[COLLECTED DATA]
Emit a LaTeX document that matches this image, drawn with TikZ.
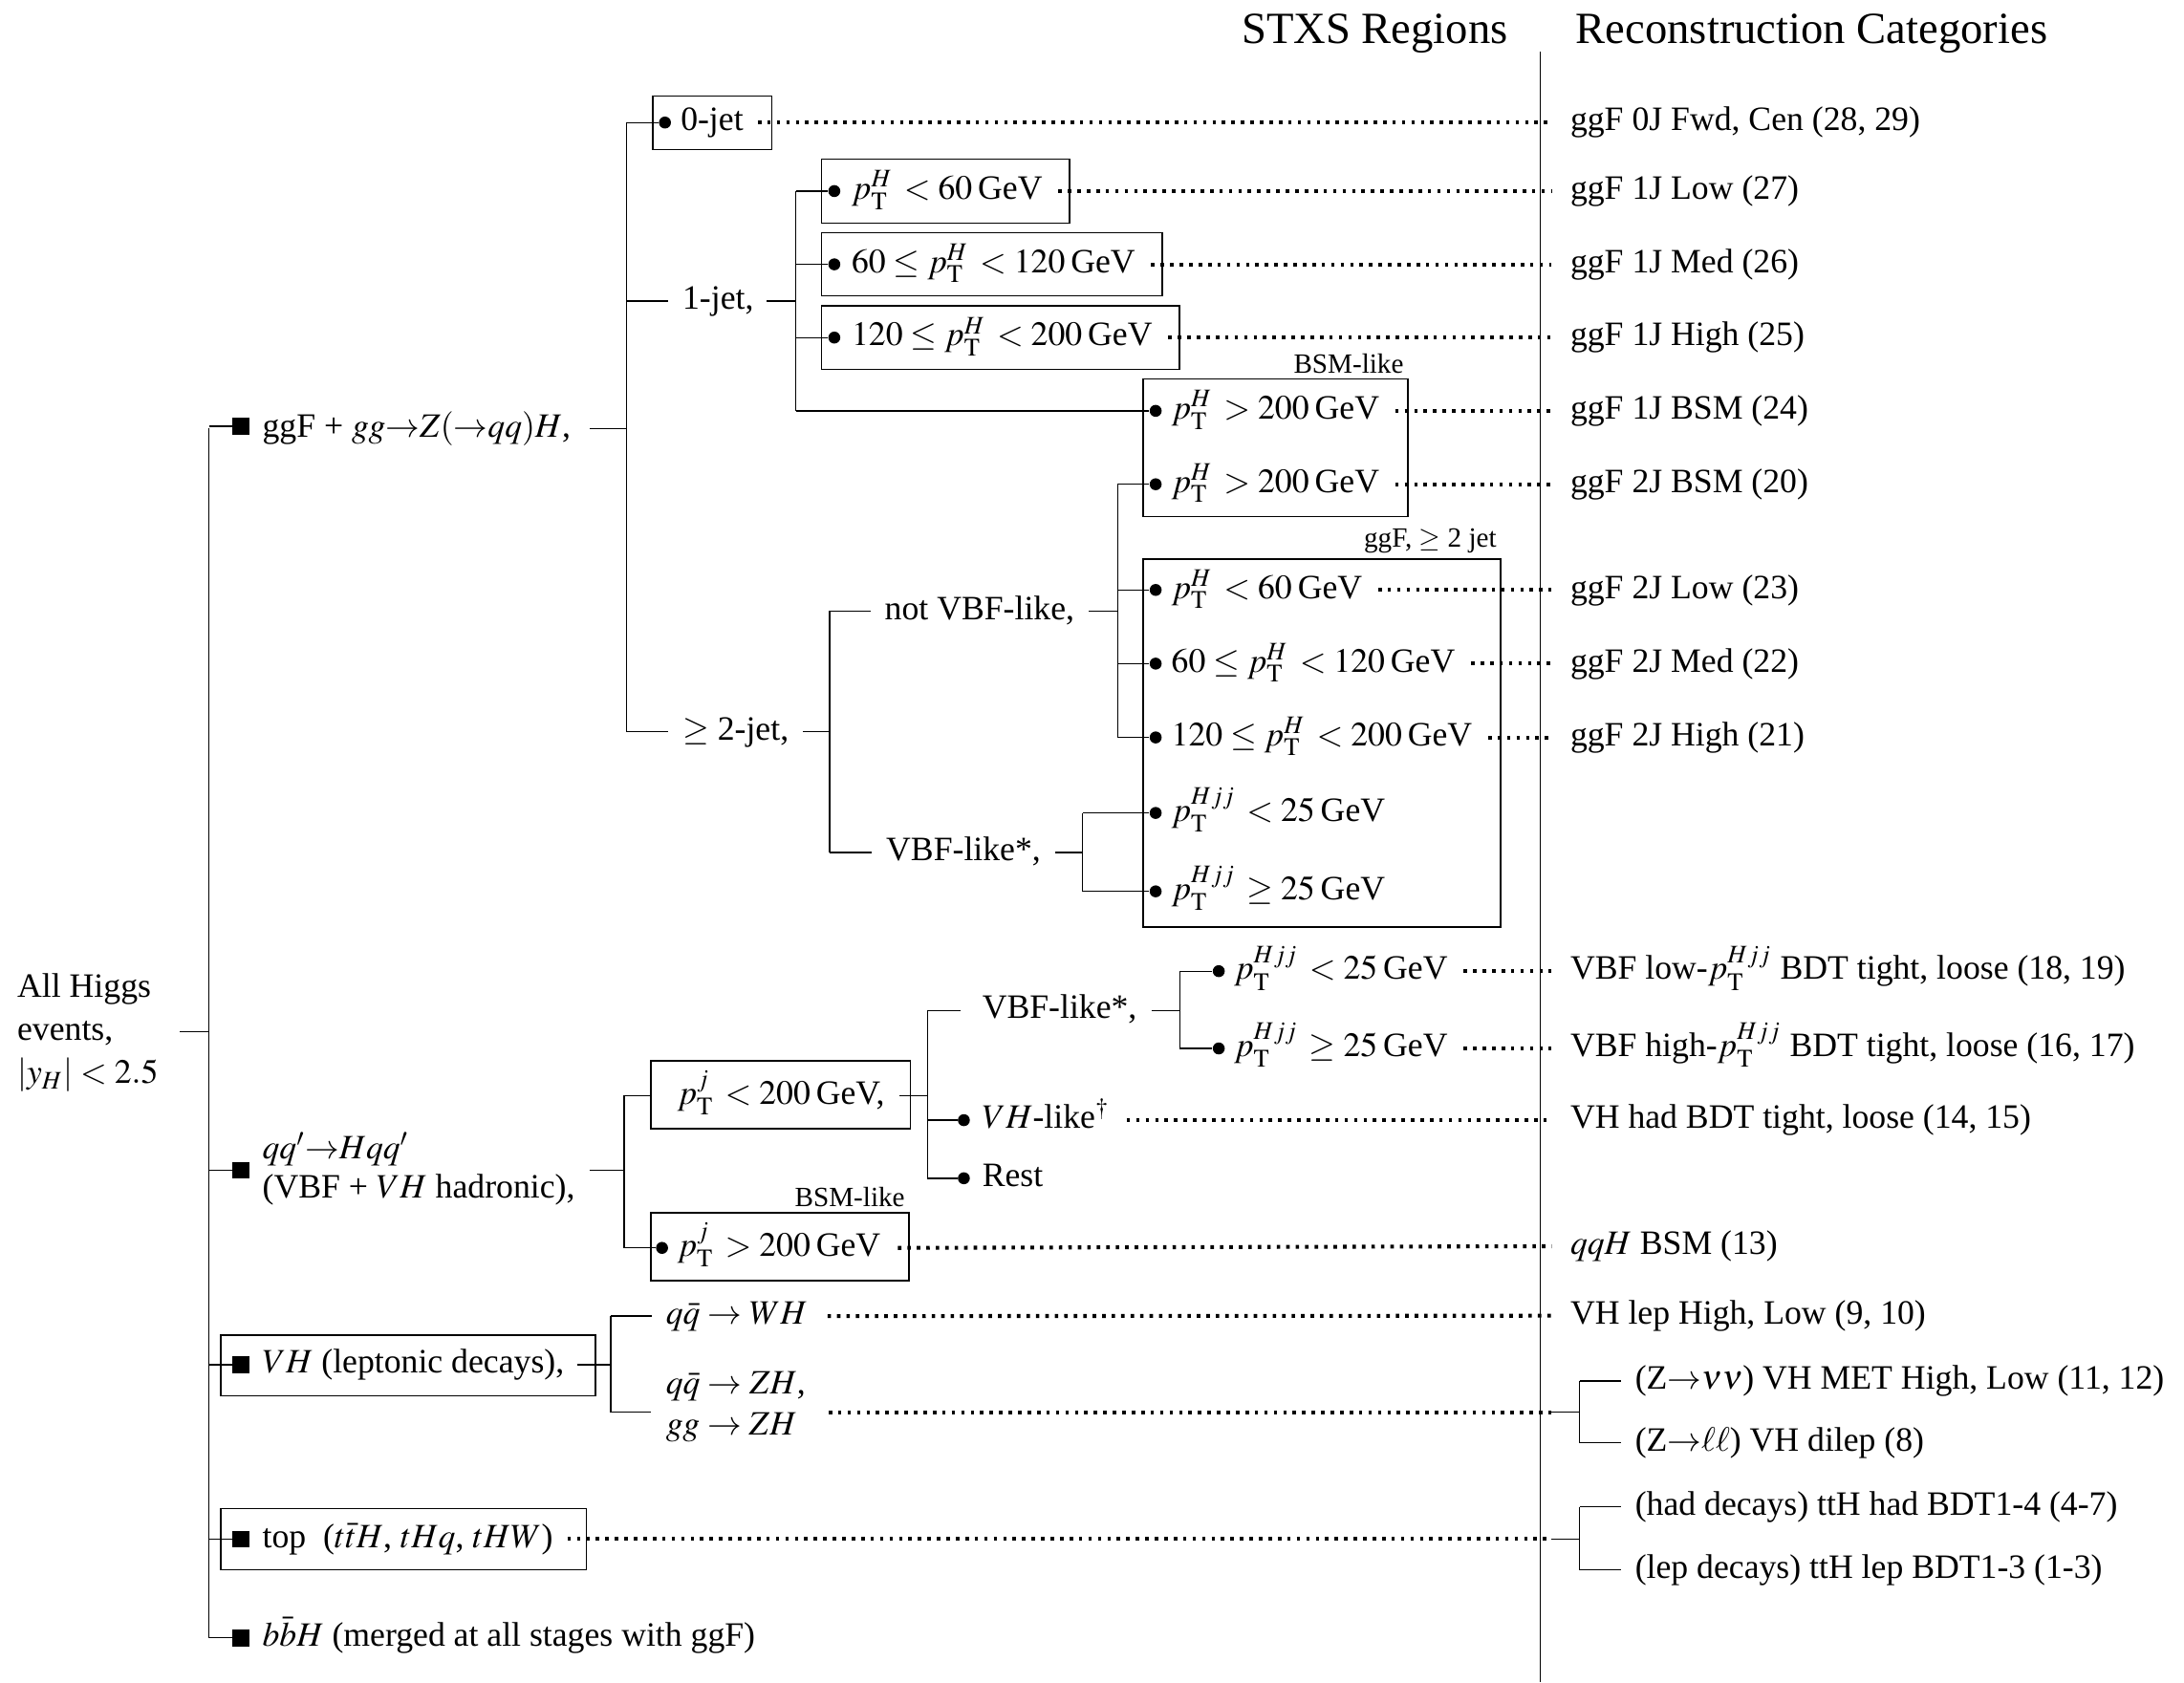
\documentclass[tikz,border=0pt]{standalone}
\usepackage{mathptmx}
\usepackage[no-math]{fontspec}
\setmainfont{Liberation Serif}
\usetikzlibrary{calc,fit}
\newcommand\fsmain{\fontsize{12.25}{15}\selectfont}
\newcommand\fshead{\fontsize{16}{19}\selectfont}
\newcommand\fssmall{\fontsize{10}{12}\selectfont}
\newcommand\pT[1]{p_{\mathrm{T}}^{#1}}
\begin{document}
\begin{tikzpicture}[x=0.5pt,y=-0.5pt,line width=0.45pt,
  lbl/.style={anchor=west,inner sep=0pt,text height=9pt,text depth=3pt,font=\fsmain},
  hdr/.style={anchor=base west,inner sep=0pt,font=\fshead},
  toplbl/.style={anchor=south east,inner sep=0pt,font=\fssmall},
  dotline/.style={line width=1.4pt,dash pattern=on 1.25pt off 2.15pt},
  rbox/.style={draw,line width=0.45pt,inner sep=0pt},
  bul/.style={circle,fill,inner sep=0pt,minimum size=4.3pt},
  sq/.style={rectangle,fill,inner sep=0pt,minimum size=6pt}]
\useasboundingbox (0,0) rectangle (1568,1208);

% headers and divider
\node[hdr] (hS) at (891,31) {STXS Regions};
\node[hdr] (hR) at (1131,31) {Reconstruction Categories};
\coordinate (divT) at (1106,37);
\coordinate (divB) at (1106,1208);
\draw (divT) -- (divB);

% right column
\node[lbl] (r1) at (1127,88) {ggF 0J Fwd, Cen (28, 29)};
\node[lbl] (r2) at (1127,137.2) {ggF 1J Low (27)};
\node[lbl] (r3) at (1127,189.8) {ggF 1J Med (26)};
\node[lbl] (r4) at (1127,242.4) {ggF 1J High (25)};
\node[lbl] (r5) at (1127,295) {ggF 1J BSM (24)};
\node[lbl] (r6) at (1127,347.7) {ggF 2J BSM (20)};
\node[lbl] (r7) at (1127,423.6) {ggF 2J Low (23)};
\node[lbl] (r8) at (1127,476.5) {ggF 2J Med (22)};
\node[lbl] (r9) at (1127,529.5) {ggF 2J High (21)};
\node[lbl] (r10) at (1127,697.3) {VBF low-$\pT{Hjj}$ BDT tight, loose (18, 19)};
\node[lbl] (r11) at (1127,752.8) {VBF high-$\pT{Hjj}$ BDT tight, loose (16, 17)};
\node[lbl] (r12) at (1127,804.3) {VH had BDT tight, loose (14, 15)};
\node[lbl] (r13) at (1127,894.8) {$qqH$ BSM (13)};
\node[lbl] (r14) at (1127,944.7) {VH lep High, Low (9, 10)};
\node[lbl] (r15) at (1173.5,991.6) {(Z${\rightarrow}\nu\nu$) VH MET High, Low (11, 12)};
\node[lbl] (r16) at (1173.5,1036) {(Z${\rightarrow}\ell\ell$) VH dilep (8)};
\node[lbl] (r17) at (1173.5,1082) {(had decays) ttH had BDT1-4 (4-7)};
\node[lbl] (r18) at (1173.5,1127.2) {(lep decays) ttH lep BDT1-3 (1-3)};

% root
\node[lbl] (all1) at (12,710) {All Higgs};
\node[lbl] (all2) at (12,741) {events,};
\node[lbl] (all3) at (12,772) {$|y_H| < 2.5$};
\coordinate (trT) at (150,307.7);
\coordinate (trB) at (150,1176);
\coordinate (rootE) at ($(all1.east |- all2.east)+(20,0)$);
\draw (rootE) -- (rootE -| trT);
\draw (trT) -- (trB);

% level 1
\node[sq] (s1) at (173,306) {};
\node[sq] (s2) at (173,840.2) {};
\node[sq] (s3) at (173,980) {};
\node[sq] (s4) at (173,1105) {};
\node[sq] (s5) at (173,1176) {};
\draw (trT |- s1) -- (s1.west);
\draw (trT |- s2) -- (s2.west);
\draw (trT |- s3) -- (s3.west);
\draw (trT |- s4) -- (s4.west);
\draw (trB) -- (s5.west);
\node[lbl] (ggf) at (188,307.7) {ggF + $gg{\rightarrow}Z({\rightarrow}qq)H$,};
\node[lbl] (vbfa) at (188,826) {$qq'{\rightarrow}Hqq'$};
\node[lbl] (vbfb) at (188,854) {(VBF + $VH$ hadronic),};
\node[lbl] (vhl) at (188,980) {$VH$ (leptonic decays),};
\node[lbl] (top) at (188,1105) {top\enspace($t\bar{t}H$, $tHq$, $tHW$)};
\node[lbl] (bbh) at (188,1176) {$b\bar{b}H$ (merged at all stages with ggF)};
\node[rbox,fit={(158.6,958.6) ($(vhl.east)+(22,22)$)}] (boxvh) {};
\node[rbox,fit={(158.6,1083) ($(top.east)+(23.6,22)$)}] (boxtop) {};

% ggF subtree
\coordinate (g0) at (449.8,88);
\coordinate (g2) at (449.8,525.4);
\coordinate (ggfe) at ($(ggf.east)+(13,0)$);
\draw (ggfe) -- (ggfe -| g0);
\draw (g0) -- (g2);
% 0-jet
\node[bul] (b0) at (477.4,88) {};
\node[lbl] (t0) at (488.3,88) {0-jet};
\node[rbox,fit={(468.7,69) ($(t0.east)+(20,19.5)$)}] (box0) {};
\draw (g0) -- (b0);
% 1-jet
\node[lbl] (t1j) at (489.6,216.2) {1-jet,};
\draw (g0 |- t1j) -- ($(t1j.west)+(-10,0)$);
\coordinate (j1a) at (571.5,137.2);
\coordinate (j1b) at (571.5,295);
\coordinate (t1je) at ($(t1j.east)+(9,0)$);
\draw (t1je) -- (t1je -| j1a);
\draw (j1a) -- (j1b);
\node[bul] (b11) at (599,137.2) {};
\node[bul] (b12) at (599,189.8) {};
\node[bul] (b13) at (599,242.4) {};
\node[lbl] (t11) at (611,137.2) {$\pT{H}\, < 60$\,GeV};
\node[lbl] (t12) at (611,189.8) {$60 \leq \pT{H}\, < 120$\,GeV};
\node[lbl] (t13) at (611,242.4) {$120 \leq \pT{H}\, < 200$\,GeV};
\node[rbox,fit={(590,114.4) ($(t11.east)+(19,22.8)$)}] (box11) {};
\node[rbox,fit={(590,167) ($(t12.east)+(19,22.8)$)}] (box12) {};
\node[rbox,fit={(590,219.6) ($(t13.east)+(19,22.8)$)}] (box13) {};
\draw (j1a) -- (b11);
\draw (j1a |- b12) -- (b12);
\draw (j1a |- b13) -- (b13);
% BSM-like box
\node[bul] (b14) at (829.7,295) {};
\node[bul] (b15) at (829.7,347.7) {};
\node[lbl] (t14) at (840.6,295) {$\pT{H}\, > 200$\,GeV};
\node[lbl] (t15) at (840.6,347.7) {$\pT{H}\, > 200$\,GeV};
\node[rbox,fit={(820.7,272.2) ($(t15.east)+(20,23.3)$)}] (boxbsm) {};
\node[toplbl] (lbsm) at ($(boxbsm.north east)+(-3,-3)$) {BSM-like};
\draw (j1b) -- (b14);
% >=2-jet
\node[lbl] (t2j) at (489.6,525.4) {$\geq$ 2-jet,};
\draw (g2) -- ($(t2j.west)+(-10,0)$);
\coordinate (j2a) at (595.7,438.7);
\coordinate (j2b) at (595.7,612);
\coordinate (t2je) at ($(t2j.east)+(10,0)$);
\draw (t2je) -- (t2je -| j2a);
\draw (j2a) -- (j2b);
\node[lbl] (tnv) at (634.8,438.7) {not VBF-like,};
\draw (j2a) -- ($(tnv.west)+(-10,0)$);
\coordinate (j3a) at (802.5,347.7);
\coordinate (j3b) at (802.5,529.5);
\coordinate (tnve) at ($(tnv.east)+(10,0)$);
\draw (tnve) -- (tnve -| j3a);
\draw (j3a) -- (j3b);
\node[bul] (b21) at (829.7,423.6) {};
\node[bul] (b22) at (829.7,476.5) {};
\node[bul] (b23) at (829.7,529.5) {};
\node[lbl] (t21) at (840.6,423.6) {$\pT{H}\, < 60$\,GeV};
\node[lbl] (t22) at (840.6,476.5) {$60 \leq \pT{H}\, < 120$\,GeV};
\node[lbl] (t23) at (840.6,529.5) {$120 \leq \pT{H}\, < 200$\,GeV};
\draw (j3a) -- (b15);
\draw (j3a |- b21) -- (b21);
\draw (j3a |- b22) -- (b22);
\draw (j3b) -- (b23);
\node[lbl] (tvl) at (635.8,612) {VBF-like*,};
\draw (j2b) -- ($(tvl.west)+(-10,0)$);
\coordinate (j4a) at (777.2,583.7);
\coordinate (j4b) at (777.2,640);
\coordinate (tvle) at ($(tvl.east)+(10,0)$);
\draw (tvle) -- (tvle -| j4a);
\draw (j4a) -- (j4b);
\node[bul] (b24) at (829.7,583.7) {};
\node[bul] (b25) at (829.7,640) {};
\node[lbl] (t24) at (840.6,583.7) {$\pT{Hjj}\, < 25$\,GeV};
\node[lbl] (t25) at (840.6,640) {$\pT{Hjj}\, \geq 25$\,GeV};
\draw (j4a) -- (b24);
\draw (j4b) -- (b25);
\coordinate (box2br) at ($(t23.east |- t25.east)+(20,25.6)$);
\node[rbox,fit={(820.7,401.4) (box2br)}] (box2j) {};
\node[toplbl] (l2j) at ($(box2j.north east)+(-3,-3)$) {ggF, $\geq$ 2 jet};

% VBF subtree
\coordinate (v0) at (448,786.6);
\coordinate (v1) at (448,896);
\coordinate (vbfe) at ($(vbfb.east)+(10,0)$);
\draw (vbfe |- s2) -- (v0 |- s2);
\draw (v0) -- (v1);
\node[lbl] (tpj) at (485.8,786.6) {$\pT{j}\, < 200$\,GeV,};
\node[rbox,fit={(467.3,761.8) ($(tpj.east)+(18,23.8)$)}] (boxpj) {};
\draw (v0) -- (v0 -| boxpj.west);
\coordinate (j5a) at (665.8,725.5);
\coordinate (j5b) at (665.8,846);
\coordinate (tpje) at ($(tpj.east)+(10,0)$);
\draw (tpje) -- (tpje -| j5a);
\draw (j5a) -- (j5b);
\node[lbl] (tvl2) at (704.8,725.5) {VBF-like*,};
\draw (j5a) -- ($(tvl2.west)+(-15,0)$);
\coordinate (j6a) at (847,697.3);
\coordinate (j6b) at (847,752.8);
\coordinate (tvl2e) at ($(tvl2.east)+(10,0)$);
\draw (tvl2e) -- (tvl2e -| j6a);
\draw (j6a) -- (j6b);
\node[bul] (b31) at (875,697.3) {};
\node[bul] (b32) at (875,752.8) {};
\node[lbl] (t31) at (885.5,697.3) {$\pT{Hjj}\, < 25$\,GeV};
\node[lbl] (t32) at (885.5,752.8) {$\pT{Hjj}\, \geq 25$\,GeV};
\draw (j6a) -- (b31);
\draw (j6b) -- (b32);
\node[bul] (b33) at (692,804.3) {};
\node[bul] (b34) at (692,846) {};
\node[lbl] (t33) at (704.8,804.3) {$VH$-like$^{\dagger}$};
\node[lbl] (t34) at (704.8,846) {Rest};
\draw (j5a |- b33) -- (b33);
\draw (j5b) -- (b34);
\node[bul] (b35) at (475.3,896) {};
\node[lbl] (t35) at (485.8,896) {$\pT{j}\, > 200$\,GeV};
\node[rbox,fit={(467.3,870.7) ($(t35.east)+(20,23.5)$)}] (boxpj2) {};
\node[toplbl] (lbsm2) at ($(boxpj2.north east)+(-3,-3)$) {BSM-like};
\draw (v1) -- (b35);

% VH leptonic
\coordinate (j7a) at (438.5,945);
\coordinate (j7b) at (438.5,1014);
\coordinate (vhle) at ($(vhl.east)+(9,0)$);
\draw (vhle) -- (vhle -| j7a);
\draw (j7a) -- (j7b);
\node[lbl] (twh) at (477.7,945) {$q\bar{q} \rightarrow WH$};
\node[lbl] (tzh1) at (477.7,995) {$q\bar{q} \rightarrow ZH$,};
\node[lbl] (tzh2) at (477.7,1024) {$gg \rightarrow ZH$};
\draw (j7a) -- ($(twh.west)+(-10,0)$);
\coordinate (zhin) at (467.4,1014);
\draw (j7b) -- (zhin);

% right sub-trees
\coordinate (k1) at (1114,1014);
\coordinate (k1j) at (1134,1014);
\coordinate (k2) at (1114,1105);
\coordinate (k2j) at (1134,1105);
\draw (k1) -- (k1j);
\draw (k1j |- r15) -- (k1j |- r16);
\draw (k1j |- r15) -- ($(r15.west)+(-10,0)$);
\draw (k1j |- r16) -- ($(r16.west)+(-10,0)$);
\draw (k2) -- (k2j);
\draw (k2j |- r17) -- (k2j |- r18);
\draw (k2j |- r17) -- ($(r17.west)+(-10,0)$);
\draw (k2j |- r18) -- ($(r18.west)+(-10,0)$);

% dotted links
\draw[dotline] ($(t0.east)+(10,0)$) -- ($(r1.west)+(-13,0)$);
\draw[dotline] ($(t11.east)+(11,0)$) -- ($(r2.west)+(-13,0)$);
\draw[dotline] ($(t12.east)+(11,0)$) -- ($(r3.west)+(-13,0)$);
\draw[dotline] ($(t13.east)+(11,0)$) -- ($(r4.west)+(-13,0)$);
\draw[dotline] ($(t14.east)+(11,0)$) -- ($(r5.west)+(-13,0)$);
\draw[dotline] ($(t15.east)+(11,0)$) -- ($(r6.west)+(-13,0)$);
\draw[dotline] ($(t21.east)+(11,0)$) -- ($(r7.west)+(-13,0)$);
\draw[dotline] ($(t22.east)+(11,0)$) -- ($(r8.west)+(-13,0)$);
\draw[dotline] ($(t23.east)+(11,0)$) -- ($(r9.west)+(-13,0)$);
\draw[dotline] ($(t31.east)+(11,0)$) -- ($(r10.west)+(-13,0)$);
\draw[dotline] ($(t32.east)+(11,0)$) -- ($(r11.west)+(-13,0)$);
\draw[dotline] ($(t33.east)+(12,0)$) -- ($(r12.west)+(-13,0)$);
\draw[dotline] ($(t35.east)+(12,0)$) -- ($(r13.west)+(-13,0)$);
\draw[dotline] ($(twh.east)+(14,0)$) -- ($(r14.west)+(-13,0)$);
\coordinate (zhe) at ($(tzh1.east)+(16,0)$);
\draw[dotline] (zhe |- k1) -- (k1);
\draw[dotline] ($(top.east)+(10,0)$) -- (k2);
\end{tikzpicture}
\end{document}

[SET PROBLEM] Take the material above from its first line through the line holding "(divT) -- (divB);" and set it down exactly, without the pictures.

[SOLUTION TO THIS EXERCISE]
Emit a LaTeX document that matches this image, drawn with TikZ.
\documentclass[tikz,border=0pt]{standalone}
\usepackage{mathptmx}
\usepackage[no-math]{fontspec}
\setmainfont{Liberation Serif}
\usetikzlibrary{calc,fit}
\newcommand\fsmain{\fontsize{12.25}{15}\selectfont}
\newcommand\fshead{\fontsize{16}{19}\selectfont}
\newcommand\fssmall{\fontsize{10}{12}\selectfont}
\newcommand\pT[1]{p_{\mathrm{T}}^{#1}}
\begin{document}
\begin{tikzpicture}[x=0.5pt,y=-0.5pt,line width=0.45pt,
  lbl/.style={anchor=west,inner sep=0pt,text height=9pt,text depth=3pt,font=\fsmain},
  hdr/.style={anchor=base west,inner sep=0pt,font=\fshead},
  toplbl/.style={anchor=south east,inner sep=0pt,font=\fssmall},
  dotline/.style={line width=1.4pt,dash pattern=on 1.25pt off 2.15pt},
  rbox/.style={draw,line width=0.45pt,inner sep=0pt},
  bul/.style={circle,fill,inner sep=0pt,minimum size=4.3pt},
  sq/.style={rectangle,fill,inner sep=0pt,minimum size=6pt}]
\useasboundingbox (0,0) rectangle (1568,1208);

% headers and divider
\node[hdr] (hS) at (891,31) {STXS Regions};
\node[hdr] (hR) at (1131,31) {Reconstruction Categories};
\coordinate (divT) at (1106,37);
\coordinate (divB) at (1106,1208);
\draw (divT) -- (divB);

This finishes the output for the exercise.